Ryan PhillipsContributor IIIMay 14, 2012

DALLAS, TX - FEBRUARY 04:  Chad Ochocinco of the Cincinnati Bengals asks NFL commissioner Roger Goodell a question during a press conference at the Super Bowl XLV media center on February 4, 2011 in Dallas, Texas. The Green Bay Packers will play the Pittsburgh Steelers in Super Bowl XLV on February 6, 2011 at Cowboys Stadium in Arlington, Texas.  (Photo by Doug Pensinger/Getty Images)
Doug Pensinger/Getty Images

Chad Ochocinco's letter to Roger Goodell discussing the recent turmoil involving the NFL's handling of head injuries was not only perfectly timed, but its content was right on the mark.

The letter, which was posted on the New England Patriots receiver's website, suggests that Goodell and the league must stop avoiding the issue and just come out and admit what football really is: a violent game that can carry serious consequences. 

Thousands of former players are currently suing the NFL over the league's handing of head injuries and with Junior Seau's suicide on May 2, the debate has boiled over. Ochocinco's letter points out the hypocrisy of the league promoting itself as full of heroes, yet not taking care of those same guys when they are injured or out of the league.
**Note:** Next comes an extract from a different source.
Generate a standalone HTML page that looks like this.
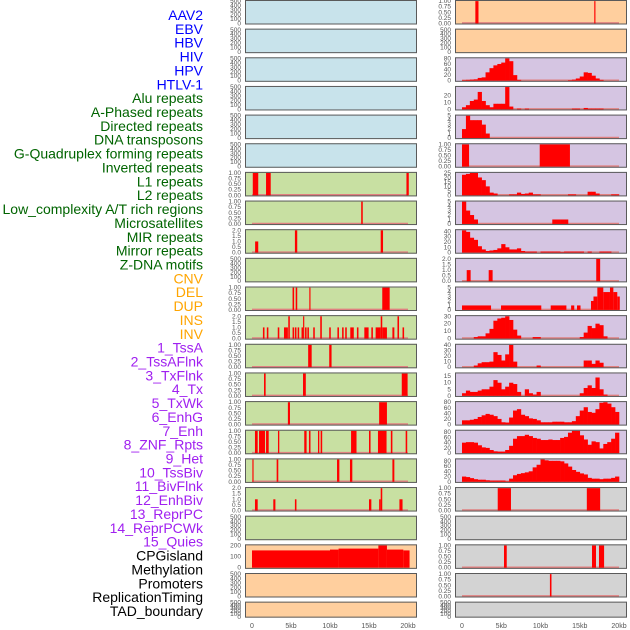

He finishes the letter by claiming that he is planning on having a big comeback season, and plans to do a lot of celebrations in the end zone, and he requests that the fines he will incur go to help former players who are suffering.

Frankly, the NFL's biggest concern right now should be the health of former players. Yes, making the game safer right now is important, but when guys like Seau are committing suicide and the speculation is that he had suffered multiple major head injuries, the result for the league is awful.

Not only did the NFL lose a great ambassador for the game in Seau, but it was also made to look like an organization that failed at taking care of its best and brightest once they are done on the field.

Ochocinco's letter is one of support for Goodell, but it also makes suggestions for the way to fix the league's current problems. He thinks the league should stop glorifying the guys who play the game and instead focus on informing the public just how dangerous it has become. 

Someone needed to say exactly what Ochocinco did in his letter and the veteran receiver showed himself to be thoughtful and incredibly well-informed by writing it.

Goodell has the power to fix the way the NFL handles this issue and Ochocinco is encouraging him to do just that.